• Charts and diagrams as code
____

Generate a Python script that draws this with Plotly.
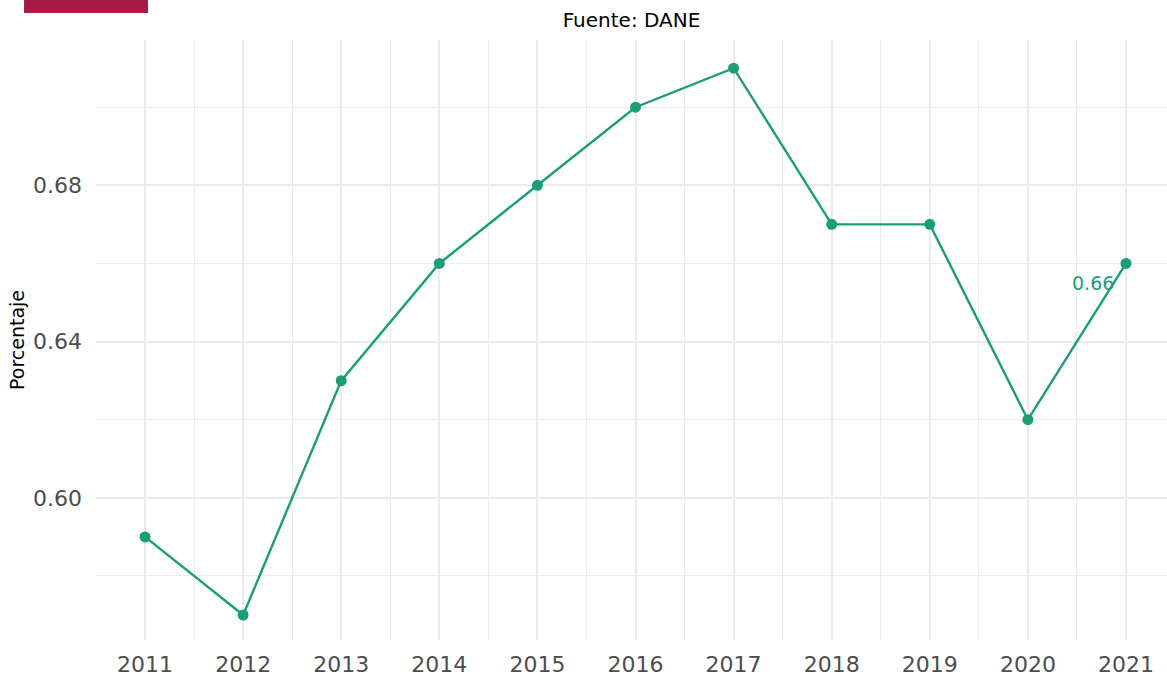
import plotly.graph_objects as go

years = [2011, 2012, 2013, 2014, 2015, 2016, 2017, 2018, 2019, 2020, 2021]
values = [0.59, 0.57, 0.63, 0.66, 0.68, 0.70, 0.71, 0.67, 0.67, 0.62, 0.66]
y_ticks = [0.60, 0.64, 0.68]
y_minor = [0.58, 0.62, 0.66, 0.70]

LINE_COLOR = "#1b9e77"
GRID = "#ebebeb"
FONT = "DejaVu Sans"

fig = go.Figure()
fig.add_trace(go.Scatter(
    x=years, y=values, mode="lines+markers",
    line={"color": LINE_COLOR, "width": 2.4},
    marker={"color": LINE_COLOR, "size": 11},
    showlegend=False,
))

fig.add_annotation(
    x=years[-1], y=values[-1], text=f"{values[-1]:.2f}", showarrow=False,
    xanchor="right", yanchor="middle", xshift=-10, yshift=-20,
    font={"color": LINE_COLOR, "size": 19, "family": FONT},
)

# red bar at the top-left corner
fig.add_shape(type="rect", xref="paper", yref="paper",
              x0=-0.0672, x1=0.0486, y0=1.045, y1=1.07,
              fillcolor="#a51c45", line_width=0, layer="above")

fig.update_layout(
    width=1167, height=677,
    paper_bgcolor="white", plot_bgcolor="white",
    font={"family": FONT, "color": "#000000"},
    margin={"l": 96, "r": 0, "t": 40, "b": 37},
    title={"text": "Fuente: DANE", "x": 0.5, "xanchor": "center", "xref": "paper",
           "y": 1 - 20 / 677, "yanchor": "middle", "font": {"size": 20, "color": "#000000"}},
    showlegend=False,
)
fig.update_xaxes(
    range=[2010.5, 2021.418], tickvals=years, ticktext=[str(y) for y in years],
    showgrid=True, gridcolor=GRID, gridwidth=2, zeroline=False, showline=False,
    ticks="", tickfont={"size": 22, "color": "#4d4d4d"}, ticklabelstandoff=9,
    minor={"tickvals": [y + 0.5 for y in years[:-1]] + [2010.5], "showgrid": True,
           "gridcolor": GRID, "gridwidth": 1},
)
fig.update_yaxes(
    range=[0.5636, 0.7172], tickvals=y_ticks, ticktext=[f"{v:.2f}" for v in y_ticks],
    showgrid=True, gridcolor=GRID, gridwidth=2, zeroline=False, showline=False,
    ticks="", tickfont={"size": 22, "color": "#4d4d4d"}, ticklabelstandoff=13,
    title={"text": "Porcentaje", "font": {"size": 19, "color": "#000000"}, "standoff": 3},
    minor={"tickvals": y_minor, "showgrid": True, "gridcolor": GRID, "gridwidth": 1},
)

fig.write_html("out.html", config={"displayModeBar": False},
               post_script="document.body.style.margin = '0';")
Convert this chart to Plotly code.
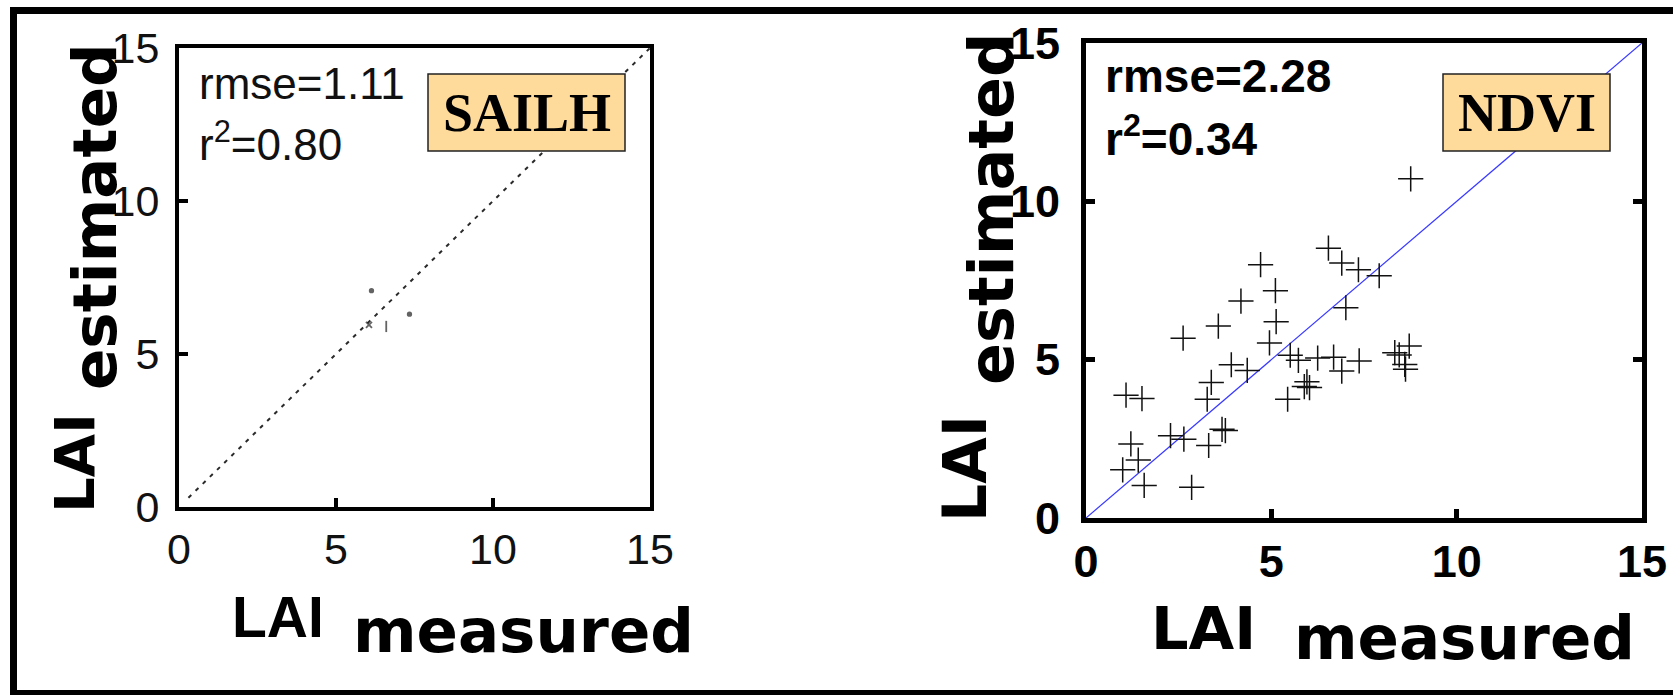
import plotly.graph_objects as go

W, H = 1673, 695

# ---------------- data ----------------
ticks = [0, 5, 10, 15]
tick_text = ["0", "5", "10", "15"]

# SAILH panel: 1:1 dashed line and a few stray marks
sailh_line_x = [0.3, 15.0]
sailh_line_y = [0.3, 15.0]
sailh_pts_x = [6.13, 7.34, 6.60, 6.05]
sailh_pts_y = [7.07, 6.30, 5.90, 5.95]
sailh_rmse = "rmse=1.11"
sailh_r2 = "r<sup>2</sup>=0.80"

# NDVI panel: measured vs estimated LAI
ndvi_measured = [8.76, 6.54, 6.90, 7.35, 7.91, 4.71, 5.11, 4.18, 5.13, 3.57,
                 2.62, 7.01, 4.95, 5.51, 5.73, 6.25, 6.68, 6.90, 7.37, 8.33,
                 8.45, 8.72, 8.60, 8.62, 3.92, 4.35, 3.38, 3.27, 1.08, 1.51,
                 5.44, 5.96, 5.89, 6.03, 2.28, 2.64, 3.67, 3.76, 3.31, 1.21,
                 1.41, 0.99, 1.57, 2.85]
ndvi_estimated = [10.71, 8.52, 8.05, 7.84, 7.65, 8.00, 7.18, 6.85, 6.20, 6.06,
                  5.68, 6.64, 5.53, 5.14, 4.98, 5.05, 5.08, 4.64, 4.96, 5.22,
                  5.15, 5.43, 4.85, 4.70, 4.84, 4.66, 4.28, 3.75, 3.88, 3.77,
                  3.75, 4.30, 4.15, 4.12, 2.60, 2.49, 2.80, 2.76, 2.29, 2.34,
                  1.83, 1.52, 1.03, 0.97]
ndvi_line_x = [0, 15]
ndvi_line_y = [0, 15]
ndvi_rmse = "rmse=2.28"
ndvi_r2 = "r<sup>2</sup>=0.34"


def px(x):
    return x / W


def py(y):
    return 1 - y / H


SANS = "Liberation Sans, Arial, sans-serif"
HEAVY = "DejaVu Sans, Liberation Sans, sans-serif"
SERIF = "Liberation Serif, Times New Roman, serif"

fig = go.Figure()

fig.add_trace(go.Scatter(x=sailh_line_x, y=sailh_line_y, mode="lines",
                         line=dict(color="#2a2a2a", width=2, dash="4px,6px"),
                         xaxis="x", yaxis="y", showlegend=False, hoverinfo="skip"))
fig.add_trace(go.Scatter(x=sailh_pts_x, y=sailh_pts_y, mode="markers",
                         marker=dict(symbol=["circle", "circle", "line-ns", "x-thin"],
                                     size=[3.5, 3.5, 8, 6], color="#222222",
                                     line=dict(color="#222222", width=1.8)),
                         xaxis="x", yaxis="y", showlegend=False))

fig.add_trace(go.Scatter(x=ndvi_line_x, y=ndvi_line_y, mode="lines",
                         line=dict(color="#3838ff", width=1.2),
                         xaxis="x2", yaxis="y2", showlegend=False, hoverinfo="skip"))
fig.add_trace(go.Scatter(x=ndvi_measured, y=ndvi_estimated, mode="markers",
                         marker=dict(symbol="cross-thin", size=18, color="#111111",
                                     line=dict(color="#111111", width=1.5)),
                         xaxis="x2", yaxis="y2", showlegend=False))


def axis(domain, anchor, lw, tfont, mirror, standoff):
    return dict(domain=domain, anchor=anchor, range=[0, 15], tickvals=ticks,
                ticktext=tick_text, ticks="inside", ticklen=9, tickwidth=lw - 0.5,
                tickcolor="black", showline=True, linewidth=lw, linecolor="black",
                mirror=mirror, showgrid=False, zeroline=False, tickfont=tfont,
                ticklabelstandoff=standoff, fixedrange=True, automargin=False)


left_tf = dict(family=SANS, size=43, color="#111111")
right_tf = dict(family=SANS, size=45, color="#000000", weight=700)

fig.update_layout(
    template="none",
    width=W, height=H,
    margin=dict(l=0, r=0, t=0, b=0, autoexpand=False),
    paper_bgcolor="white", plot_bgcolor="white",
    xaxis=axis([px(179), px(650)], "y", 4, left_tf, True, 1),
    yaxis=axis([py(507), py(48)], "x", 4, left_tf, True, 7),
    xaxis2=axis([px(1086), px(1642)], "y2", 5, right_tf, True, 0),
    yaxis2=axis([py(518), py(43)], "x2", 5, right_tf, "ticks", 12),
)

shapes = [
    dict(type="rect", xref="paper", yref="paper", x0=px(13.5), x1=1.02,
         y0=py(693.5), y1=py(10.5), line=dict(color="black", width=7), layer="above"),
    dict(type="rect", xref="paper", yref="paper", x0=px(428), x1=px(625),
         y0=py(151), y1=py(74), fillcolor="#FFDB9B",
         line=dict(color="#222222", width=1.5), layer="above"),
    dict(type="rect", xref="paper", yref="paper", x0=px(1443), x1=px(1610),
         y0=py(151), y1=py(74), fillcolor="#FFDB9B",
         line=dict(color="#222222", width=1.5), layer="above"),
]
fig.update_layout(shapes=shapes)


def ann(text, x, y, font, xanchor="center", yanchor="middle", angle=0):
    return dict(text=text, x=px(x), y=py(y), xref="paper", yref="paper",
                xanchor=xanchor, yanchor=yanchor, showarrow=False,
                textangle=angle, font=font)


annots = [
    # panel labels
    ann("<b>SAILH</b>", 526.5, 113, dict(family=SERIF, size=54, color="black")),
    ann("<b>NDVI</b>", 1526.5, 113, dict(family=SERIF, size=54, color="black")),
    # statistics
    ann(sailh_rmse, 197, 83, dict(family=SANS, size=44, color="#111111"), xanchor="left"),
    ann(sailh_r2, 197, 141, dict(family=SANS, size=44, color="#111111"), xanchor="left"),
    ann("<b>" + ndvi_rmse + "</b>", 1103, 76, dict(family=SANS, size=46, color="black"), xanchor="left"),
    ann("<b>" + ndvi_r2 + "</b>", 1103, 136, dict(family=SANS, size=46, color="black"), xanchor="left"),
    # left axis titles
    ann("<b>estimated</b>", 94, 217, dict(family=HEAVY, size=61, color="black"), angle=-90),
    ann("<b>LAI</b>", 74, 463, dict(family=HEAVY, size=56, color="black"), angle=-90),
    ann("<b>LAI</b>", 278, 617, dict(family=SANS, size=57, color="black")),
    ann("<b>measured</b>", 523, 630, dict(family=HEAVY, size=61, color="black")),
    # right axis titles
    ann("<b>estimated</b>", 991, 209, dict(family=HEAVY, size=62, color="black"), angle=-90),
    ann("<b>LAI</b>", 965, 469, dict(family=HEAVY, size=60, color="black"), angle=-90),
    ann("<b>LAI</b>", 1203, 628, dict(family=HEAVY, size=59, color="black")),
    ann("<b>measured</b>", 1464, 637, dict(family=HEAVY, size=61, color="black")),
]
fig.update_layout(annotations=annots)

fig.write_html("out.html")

____

• SET EXERCISE
Write out, word for word, the lines from the start of the data through the one holding "y_minor = [0.58, 0.62, 0.66, 0.70]". Omit pictures.

• RESULT OF THIS TASK
Generate a Python script that draws this with Plotly.
import plotly.graph_objects as go

years = [2011, 2012, 2013, 2014, 2015, 2016, 2017, 2018, 2019, 2020, 2021]
values = [0.59, 0.57, 0.63, 0.66, 0.68, 0.70, 0.71, 0.67, 0.67, 0.62, 0.66]
y_ticks = [0.60, 0.64, 0.68]
y_minor = [0.58, 0.62, 0.66, 0.70]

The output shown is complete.